Example 16 provides the apparatus of example 15, wherein the rendering comprises, for each node in the workflow: parsing the array for the corresponding step identifier; responsive to finding the step identifier in the array, rendering the node in a first color; responsive to not finding the step identifier in the array, rendering the node in a second color; and responsive to finding the step identifier and another step identifier corresponding to another node in the array, and determining that an edge between the node and the another node is a parent-child dependency, rendering the edge in the first color.

Example 17 provides the apparatus of example 16, further configured for: responsive to identifying a discontinuity in the workflow represented by a “go to” condition: identifying a source node and a destination node of the discontinuity; and rendering the workflow with another edge connecting the source node and the destination node.

Example 18 provides the apparatus of example 16, further configured for: responsive to finding that the status of the step identifier in the workflow execution log indicates an error, rendering the node in a third color.

Example 19 provides the apparatus of example 15, further configured for: responsive to receiving the instructions, instantiating a sandbox in the second computing device, wherein: the array is stored in the sandbox, and the second user interface is rendered in the sandbox.
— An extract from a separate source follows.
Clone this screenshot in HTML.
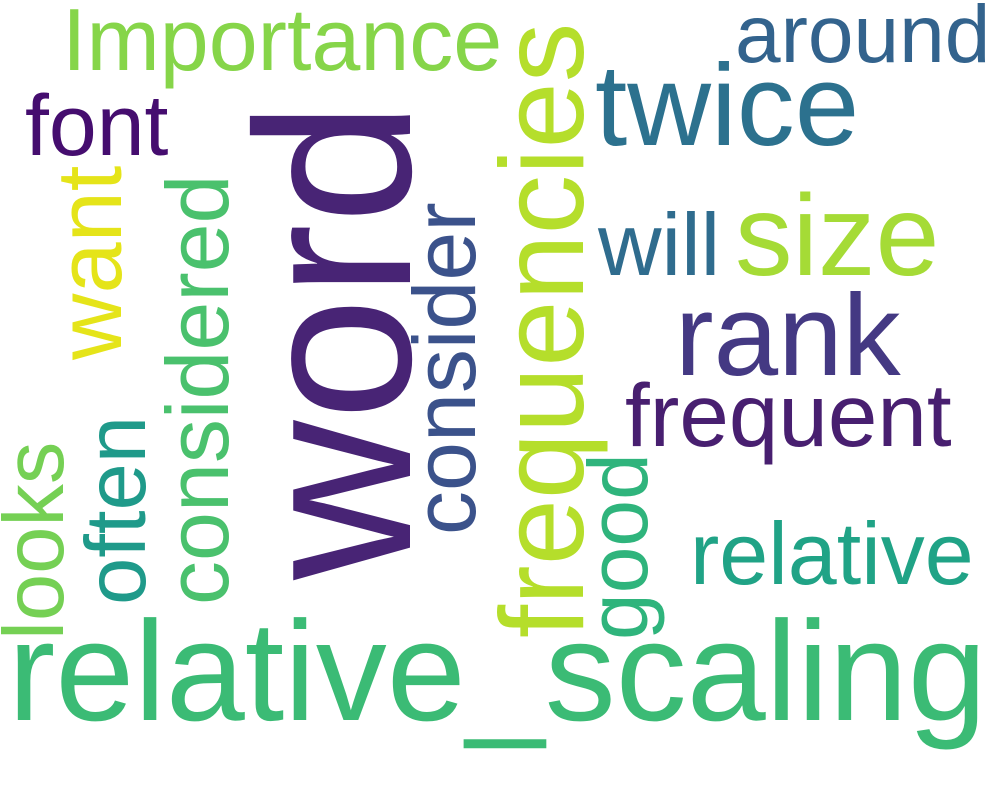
<!DOCTYPE html>
<html><head><meta charset="utf-8"><style>
html,body{margin:0;padding:0;background:#fff;}
svg{display:block;}
text{font-family:"Liberation Sans",Arial,sans-serif;}
</style></head><body>
<svg id="cloud" width="1000" height="800" viewBox="0 0 1000 800" xmlns="http://www.w3.org/2000/svg">
<rect width="1000" height="800" fill="#ffffff"/>
</svg>
<script>
const words = ["word","relative_scaling","frequencies","Importance","twice","rank","size","around","will","frequent","relative","font","want","considered","consider","often","looks","good"];
const sizes = [221,142,119,88,116,116,115,82,88,89,88,86,92,88,88,85,85,84];
const xs = [410,8,583,62,595,675,735,735,598,625,690,25,121,228,475,145,63,647];
const ys = [580,720,638,70,145,375,275,62,275,446,584,155,360,605,535,605,640,640];
const rot = [1,0,1,0,0,0,0,0,0,0,0,0,1,1,1,1,1,1];
const colors = ["#482475","#3bbb75","#b5de2b","#86d549","#2c718e","#443983","#a5db36","#33638d","#2f6c8e","#481f70","#20a386","#450d6f","#e5e419","#4ac16d","#3b528b","#1f9a8a","#75d054","#2fb47c"];
const svg = document.getElementById('cloud');
const NS = "http://www.w3.org/2000/svg";
for (let i = 0; i < words.length; i++) {
  const t = document.createElementNS(NS, 'text');
  
  
  t.setAttribute('font-size', sizes[i]);
  t.setAttribute('fill', colors[i]);
  if (rot[i]) {
    t.setAttribute('transform', 'translate(' + xs[i] + ',' + ys[i] + ') rotate(-90)');
    t.setAttribute('x', 0);
    t.setAttribute('y', 0);
  } else {
    t.setAttribute('x', xs[i]);
    t.setAttribute('y', ys[i]);
  }
  t.textContent = words[i];
  svg.appendChild(t);
}
</script>
</body></html>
Example 20 provides the apparatus of example 19, further configured for: responsive to instantiating the sandbox, searching a workflow database for the data container associated with the workflow identifier; and responsive to finding the data container, analyzing the nodes in the data container against the step identifiers in the array.

The above description of illustrated implementations of the disclosure, including what is described in the abstract, is not intended to be exhaustive or to limit the disclosure to the precise forms disclosed. While specific implementations of, and examples for, the disclosure are described herein for illustrative purposes, various equivalent modifications are possible within the scope of the disclosure, as those skilled in the relevant art will recognize.